Can you imagine how badly the disintegration of the Soviet Bloc might have gone if the people there had thought that the U.S. were siding with their dictators against them?
We sided with the dictators of North Africa and the Middle East against the ummah for too long. If we were ever going to change that, then there had to be a period of inconsistency. If we were ever going to change course, then there had to be a time when we first started really siding with the people even as our old commitments to dictators lagged on.
But just because that was our strategy once doesn't mean it has to be our strategy forever. Who would suggest that we have to keep doing what we've done in the past--even if things have changed and it's stupid now--just because that's what we've always done before?
I don't think it's "pro peace", but I damn sure believe that we don't have the right to command other sovereign nations on what they may and may not do within the confines of their own countries.
Such a collectivist premise. I think anyone has the right to depose totalitarian mafias enslaving a nation.
they should applaud the US when it goes after countries that have or claim to have WMDs
We don't go after countries that actually have WMDs. Are you getting paid by the falsehood here or what?
"the current attack on Libya is not an unforeseen glitch in our efforts to get them to disarm. Instead, it was the explicit policy of the U.S. to get countries to disarm so that we would be able to attack them."
One problem I have with the quote is that it imputes some sort of overall master plan.
Does the US Government look like people with a plan?
I always bring a similar point up to conspiracy nuts. If there's some secret organization running the world, wouldn't they have to more competent than this?
Really, working for the government dispels any myths of competence you might have had.
Who claimed that this is new information, John? Schwarz said it's a subject that has largely been left out of the debate over Libya. That isn't the same thing. And me, I said it "ought to be obvious."
And who has "fetishized" WMD? It's not my fault that there's a tension between nonproliferation and other U.S. goals. Take up your complaint with Hillary Clinton, not me.
Because I think it's stupid that he claims that it's "the lesson the United States is teaching the government of every country on earth." That's ridiculous.
The fact was already obvious. Claiming that it's some sort of new lesson as if it's a profound statement inherently rubs me the wrong way.
And if you look at his statement, he's still implicitly assuming that it's a bad thing that North Korea and Iran might give up their nukes. But why? Since it's indubitably correct that having the nukes prevents war and invasions, he should be celebrating them holding on to their nukes.
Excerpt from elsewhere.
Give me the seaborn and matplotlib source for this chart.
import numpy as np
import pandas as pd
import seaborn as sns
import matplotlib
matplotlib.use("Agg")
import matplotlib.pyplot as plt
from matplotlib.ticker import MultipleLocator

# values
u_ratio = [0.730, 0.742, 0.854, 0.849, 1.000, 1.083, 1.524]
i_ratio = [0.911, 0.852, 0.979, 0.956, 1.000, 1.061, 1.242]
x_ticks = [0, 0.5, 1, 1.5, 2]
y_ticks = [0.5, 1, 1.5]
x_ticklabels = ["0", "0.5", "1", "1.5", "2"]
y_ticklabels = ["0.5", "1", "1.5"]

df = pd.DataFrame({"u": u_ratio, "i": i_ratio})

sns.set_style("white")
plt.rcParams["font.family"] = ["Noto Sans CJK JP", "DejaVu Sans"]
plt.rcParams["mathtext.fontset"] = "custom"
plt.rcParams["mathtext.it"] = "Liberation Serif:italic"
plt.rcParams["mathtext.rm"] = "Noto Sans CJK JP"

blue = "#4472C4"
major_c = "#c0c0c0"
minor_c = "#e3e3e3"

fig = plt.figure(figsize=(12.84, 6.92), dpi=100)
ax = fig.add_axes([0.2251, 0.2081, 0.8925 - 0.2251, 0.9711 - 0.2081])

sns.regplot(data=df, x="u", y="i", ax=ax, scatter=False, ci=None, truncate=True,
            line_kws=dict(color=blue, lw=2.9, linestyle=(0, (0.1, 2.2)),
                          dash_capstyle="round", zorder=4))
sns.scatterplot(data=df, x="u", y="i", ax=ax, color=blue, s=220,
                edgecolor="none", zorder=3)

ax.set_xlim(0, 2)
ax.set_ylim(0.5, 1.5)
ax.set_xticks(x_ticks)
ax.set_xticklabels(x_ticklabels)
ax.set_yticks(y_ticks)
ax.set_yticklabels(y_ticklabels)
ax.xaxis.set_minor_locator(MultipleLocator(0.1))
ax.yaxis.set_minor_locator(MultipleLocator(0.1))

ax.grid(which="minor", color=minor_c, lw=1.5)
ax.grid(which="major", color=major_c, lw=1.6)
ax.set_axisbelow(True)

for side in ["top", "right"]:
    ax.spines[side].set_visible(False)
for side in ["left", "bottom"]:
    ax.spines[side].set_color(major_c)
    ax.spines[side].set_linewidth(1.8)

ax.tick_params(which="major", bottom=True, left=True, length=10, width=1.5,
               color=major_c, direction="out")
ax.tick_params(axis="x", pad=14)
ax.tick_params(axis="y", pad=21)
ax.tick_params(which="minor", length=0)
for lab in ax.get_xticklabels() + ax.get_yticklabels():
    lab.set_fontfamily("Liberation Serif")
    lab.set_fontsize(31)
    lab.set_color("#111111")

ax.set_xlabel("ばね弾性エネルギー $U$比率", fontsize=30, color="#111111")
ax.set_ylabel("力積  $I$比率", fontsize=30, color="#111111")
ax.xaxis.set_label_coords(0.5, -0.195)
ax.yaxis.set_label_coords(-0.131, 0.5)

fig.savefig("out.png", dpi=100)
If you're anti-war, you should be extremely glad for this reminder, if you think it was necessary. After all, if any factions actually were on the verge of convincing Iran and the DPRK to give up their nuclear weapons, that would make war more, not less likely by his argument.
He's arguing that he should be pro-proliferation, but then somehow argues as though proliferation is a bad thing.
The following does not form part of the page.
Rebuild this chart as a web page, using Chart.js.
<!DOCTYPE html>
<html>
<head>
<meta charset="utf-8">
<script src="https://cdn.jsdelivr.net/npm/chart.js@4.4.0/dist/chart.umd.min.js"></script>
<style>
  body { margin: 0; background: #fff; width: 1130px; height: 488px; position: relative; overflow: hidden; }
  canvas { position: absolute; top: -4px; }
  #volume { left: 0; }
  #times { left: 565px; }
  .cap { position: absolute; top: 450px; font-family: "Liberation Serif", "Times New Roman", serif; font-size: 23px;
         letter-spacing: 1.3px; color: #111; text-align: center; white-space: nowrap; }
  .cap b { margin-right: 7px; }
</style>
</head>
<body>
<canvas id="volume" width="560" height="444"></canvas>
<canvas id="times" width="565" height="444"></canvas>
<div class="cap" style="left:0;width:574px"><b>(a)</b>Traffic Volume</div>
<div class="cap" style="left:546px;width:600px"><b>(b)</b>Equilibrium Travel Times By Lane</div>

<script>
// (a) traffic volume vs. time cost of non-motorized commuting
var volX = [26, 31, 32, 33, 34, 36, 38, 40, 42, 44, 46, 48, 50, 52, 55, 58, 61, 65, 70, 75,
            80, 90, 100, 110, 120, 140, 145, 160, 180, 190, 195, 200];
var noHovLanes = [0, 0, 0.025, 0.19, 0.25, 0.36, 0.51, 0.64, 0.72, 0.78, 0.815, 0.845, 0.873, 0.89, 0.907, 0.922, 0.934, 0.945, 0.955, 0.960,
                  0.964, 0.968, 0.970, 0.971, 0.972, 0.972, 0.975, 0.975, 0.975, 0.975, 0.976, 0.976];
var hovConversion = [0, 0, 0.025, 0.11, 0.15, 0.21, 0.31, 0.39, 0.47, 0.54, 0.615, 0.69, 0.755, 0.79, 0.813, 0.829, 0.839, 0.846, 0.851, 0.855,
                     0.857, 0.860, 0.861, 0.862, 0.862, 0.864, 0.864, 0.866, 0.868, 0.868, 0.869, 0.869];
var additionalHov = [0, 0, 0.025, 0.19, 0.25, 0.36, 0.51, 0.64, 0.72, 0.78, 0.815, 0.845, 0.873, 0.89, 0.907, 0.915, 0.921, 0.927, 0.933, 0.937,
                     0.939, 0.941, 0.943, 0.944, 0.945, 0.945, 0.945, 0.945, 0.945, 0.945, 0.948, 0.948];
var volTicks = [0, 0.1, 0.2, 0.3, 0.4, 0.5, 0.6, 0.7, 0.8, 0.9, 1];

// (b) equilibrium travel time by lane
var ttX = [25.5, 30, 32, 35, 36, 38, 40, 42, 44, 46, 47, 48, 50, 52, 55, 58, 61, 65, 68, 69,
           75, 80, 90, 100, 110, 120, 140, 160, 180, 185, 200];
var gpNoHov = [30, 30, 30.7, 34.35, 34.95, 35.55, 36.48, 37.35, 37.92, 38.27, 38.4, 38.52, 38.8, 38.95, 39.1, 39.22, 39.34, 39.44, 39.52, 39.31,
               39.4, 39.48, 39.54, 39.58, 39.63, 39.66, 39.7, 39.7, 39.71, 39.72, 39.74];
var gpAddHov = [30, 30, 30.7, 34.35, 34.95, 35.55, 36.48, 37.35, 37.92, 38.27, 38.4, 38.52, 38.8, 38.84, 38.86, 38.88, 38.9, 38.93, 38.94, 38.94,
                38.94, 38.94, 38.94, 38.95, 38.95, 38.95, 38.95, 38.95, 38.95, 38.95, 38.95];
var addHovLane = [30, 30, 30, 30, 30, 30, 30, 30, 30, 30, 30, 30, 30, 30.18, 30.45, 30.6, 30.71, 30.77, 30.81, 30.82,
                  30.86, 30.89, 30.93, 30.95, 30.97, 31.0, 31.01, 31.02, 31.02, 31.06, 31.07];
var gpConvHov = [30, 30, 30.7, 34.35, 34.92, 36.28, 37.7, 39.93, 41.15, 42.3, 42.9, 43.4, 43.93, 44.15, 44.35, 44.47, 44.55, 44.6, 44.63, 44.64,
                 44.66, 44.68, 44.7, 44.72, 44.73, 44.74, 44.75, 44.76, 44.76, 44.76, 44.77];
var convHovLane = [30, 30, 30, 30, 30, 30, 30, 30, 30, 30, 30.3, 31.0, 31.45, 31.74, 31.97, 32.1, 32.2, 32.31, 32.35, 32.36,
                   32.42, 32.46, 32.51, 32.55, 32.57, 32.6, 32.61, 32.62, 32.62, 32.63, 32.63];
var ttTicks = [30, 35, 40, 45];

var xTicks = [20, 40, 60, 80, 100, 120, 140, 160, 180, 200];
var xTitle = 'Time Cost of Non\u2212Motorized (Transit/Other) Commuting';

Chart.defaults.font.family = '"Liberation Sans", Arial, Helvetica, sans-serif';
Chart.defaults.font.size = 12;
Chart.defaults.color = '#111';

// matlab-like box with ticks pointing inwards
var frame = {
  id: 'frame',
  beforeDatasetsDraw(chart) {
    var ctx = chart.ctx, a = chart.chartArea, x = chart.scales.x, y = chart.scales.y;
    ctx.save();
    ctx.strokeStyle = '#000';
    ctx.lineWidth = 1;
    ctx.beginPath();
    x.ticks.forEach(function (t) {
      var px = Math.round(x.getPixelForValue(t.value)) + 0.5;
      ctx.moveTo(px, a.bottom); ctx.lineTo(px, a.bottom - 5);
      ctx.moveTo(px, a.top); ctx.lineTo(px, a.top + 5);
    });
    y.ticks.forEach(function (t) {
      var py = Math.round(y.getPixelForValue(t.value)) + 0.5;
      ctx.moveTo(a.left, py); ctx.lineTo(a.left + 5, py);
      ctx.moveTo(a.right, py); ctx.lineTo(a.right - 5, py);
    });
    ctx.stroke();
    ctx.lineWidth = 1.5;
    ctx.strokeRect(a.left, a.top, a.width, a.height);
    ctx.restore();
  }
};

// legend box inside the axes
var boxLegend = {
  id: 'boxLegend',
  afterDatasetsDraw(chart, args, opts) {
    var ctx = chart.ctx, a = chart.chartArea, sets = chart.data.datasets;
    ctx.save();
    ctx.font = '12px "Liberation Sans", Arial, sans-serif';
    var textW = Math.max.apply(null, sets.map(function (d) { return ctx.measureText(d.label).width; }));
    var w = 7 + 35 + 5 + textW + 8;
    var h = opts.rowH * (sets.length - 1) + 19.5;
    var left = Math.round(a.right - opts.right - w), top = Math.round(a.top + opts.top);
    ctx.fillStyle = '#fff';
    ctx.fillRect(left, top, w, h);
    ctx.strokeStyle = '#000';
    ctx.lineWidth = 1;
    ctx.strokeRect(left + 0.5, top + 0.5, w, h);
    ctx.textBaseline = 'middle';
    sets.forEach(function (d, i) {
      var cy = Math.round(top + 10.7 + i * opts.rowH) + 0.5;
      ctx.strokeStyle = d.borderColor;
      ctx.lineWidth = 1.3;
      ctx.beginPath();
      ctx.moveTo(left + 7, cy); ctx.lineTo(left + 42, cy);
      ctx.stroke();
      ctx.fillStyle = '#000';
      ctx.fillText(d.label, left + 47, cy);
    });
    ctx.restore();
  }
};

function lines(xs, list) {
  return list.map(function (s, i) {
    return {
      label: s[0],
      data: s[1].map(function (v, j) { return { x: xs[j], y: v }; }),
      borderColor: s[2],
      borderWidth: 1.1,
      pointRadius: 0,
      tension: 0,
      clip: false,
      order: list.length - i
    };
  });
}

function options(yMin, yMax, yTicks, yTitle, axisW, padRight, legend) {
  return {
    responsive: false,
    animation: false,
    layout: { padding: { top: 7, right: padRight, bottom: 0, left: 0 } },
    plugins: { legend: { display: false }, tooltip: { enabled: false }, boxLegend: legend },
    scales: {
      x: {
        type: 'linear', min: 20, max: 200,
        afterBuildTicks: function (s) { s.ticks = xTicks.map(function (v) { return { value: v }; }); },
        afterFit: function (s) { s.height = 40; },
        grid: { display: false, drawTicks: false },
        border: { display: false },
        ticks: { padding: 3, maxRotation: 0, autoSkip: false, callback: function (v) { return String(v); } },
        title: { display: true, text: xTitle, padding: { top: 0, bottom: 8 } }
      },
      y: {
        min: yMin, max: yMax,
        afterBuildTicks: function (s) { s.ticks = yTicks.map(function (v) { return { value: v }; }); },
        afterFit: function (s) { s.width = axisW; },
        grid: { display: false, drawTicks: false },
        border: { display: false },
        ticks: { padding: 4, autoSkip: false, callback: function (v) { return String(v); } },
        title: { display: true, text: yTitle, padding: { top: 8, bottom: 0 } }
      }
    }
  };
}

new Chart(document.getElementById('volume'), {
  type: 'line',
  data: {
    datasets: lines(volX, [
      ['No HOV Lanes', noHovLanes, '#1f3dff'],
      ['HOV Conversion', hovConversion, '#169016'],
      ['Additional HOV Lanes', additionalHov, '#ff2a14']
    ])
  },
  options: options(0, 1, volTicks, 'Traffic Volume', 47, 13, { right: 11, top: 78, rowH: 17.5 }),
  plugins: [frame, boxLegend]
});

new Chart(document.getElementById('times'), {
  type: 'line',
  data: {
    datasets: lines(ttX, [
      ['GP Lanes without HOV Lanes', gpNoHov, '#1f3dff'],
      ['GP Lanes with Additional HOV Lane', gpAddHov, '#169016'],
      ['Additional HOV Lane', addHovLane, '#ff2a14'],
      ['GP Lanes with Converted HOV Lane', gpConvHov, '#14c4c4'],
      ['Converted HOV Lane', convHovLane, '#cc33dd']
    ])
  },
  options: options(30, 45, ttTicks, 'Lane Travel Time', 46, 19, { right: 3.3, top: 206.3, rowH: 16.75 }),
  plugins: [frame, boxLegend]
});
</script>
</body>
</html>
Since it's indubitably correct that having the nukes prevents war and invasions, he should be celebrating them holding on to their nukes.
That's not indubitably correct. Possession of nukes emboldens aggressive regimes to make war on their non-nuclear neighbors with little fear of reprisal from the international community.
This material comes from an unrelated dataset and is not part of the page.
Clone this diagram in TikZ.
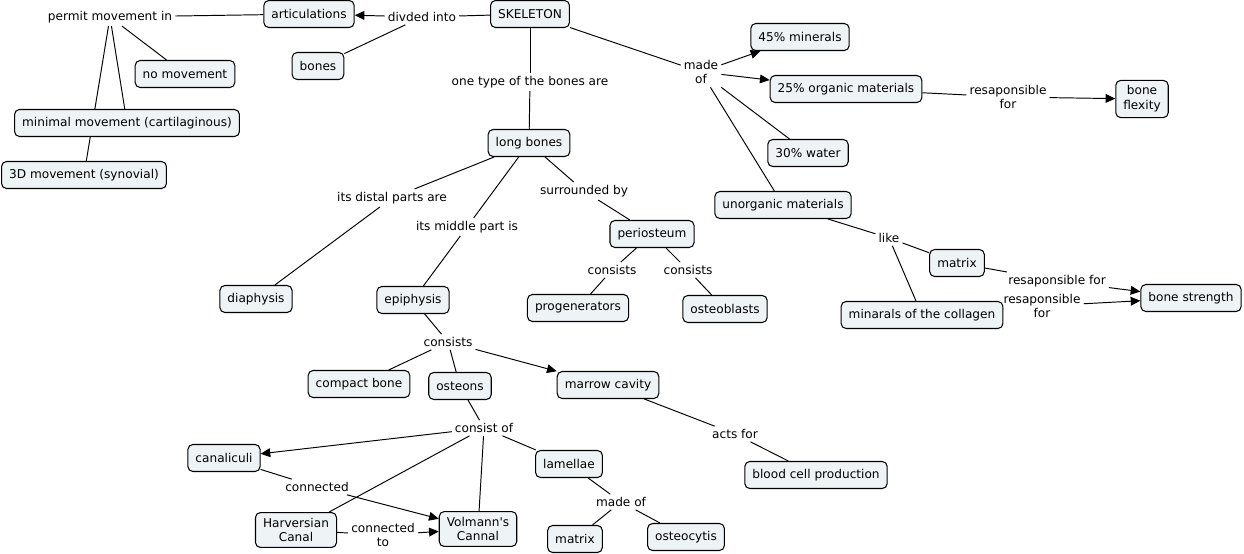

And of course, war between nuclear states is not impossible and would be far more devastating than war between non-nuclear states. So not only do nukes not prevent more wars than they lead to, they also can make the wars that do happen more severe.
Actually, everyone assumed Saddam Hussein still had chemical weapons, and we attacked him.
How about this lesson - we will take out totalitarian crime families, particularly if they are avowed enemies of the US, if we think we can do it with minimal cost.